Als Frank mir die Trommeln einzelne zeigte, schaute ich sie mir an, links, rechts, oben, unten, und schlug dann mit der Hand auf das Floor-Tom. „Wumms!“ War das dunkel und voll! Damit hatte ich nicht gerechnet, da das in etwas zeitgleich gefertigte Pearl, auf dem ich an der Uni gespielt hatte, auf Jazz gestimmt war und bei jedem Schlag vor allem munter melodisch vor sich hinsang. Das hier war gleichfalls musikalisch, aber mit Wumms. Und das aus nur 16 Zoll!

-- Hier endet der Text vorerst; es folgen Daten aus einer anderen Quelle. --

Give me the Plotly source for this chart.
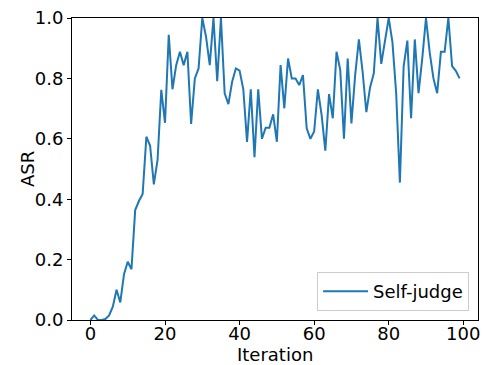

Vielleicht lag es auch ein bisschen am Raum, das mag sein, aber mein 16×16 Yamaha 7000 war definitiv nicht so wummig. In dem Moment grinste ich schon recht ordentlich, denn mit so einem Kessel lässt sich viel(es) an Klang fangen. Insofern bin ich gespannt, wie sich das gesamte Set ausmachen wird – und wie es in unserem Keller klingt, Der ist nämlich nicht so hoch wie Franks Trommel-Geschoss. Und auch sonst ein bisschen eigen.

Aber jetzt geht es erst einmal weiter über die A3, A1 und A2 zurück nach Hause. Die Trommeln hocken ruhig im Heck, rutschen nicht, klappern nicht, wackeln nicht, lassen sich gelassen durchs Land tragen und werden, wenn wir angekommen sind, im Keller aus ihren Taschen und  genauer unter die Lupe genommen, dann gereinigt, eventuell mit neuen Fellen bezogen, gestimmt und schließlich…

Stehe ich da. Mit meinem Satz Trommeln. Ohne Rack. Ohne Ständer. Ohne Pedale. Ohne Sitz. Ohne Becken.

Oh oh…

 

PS: Drive My Car ist ein Song der Beatles und fand sich zuerst auf dem Album Rubber Soul von 1965.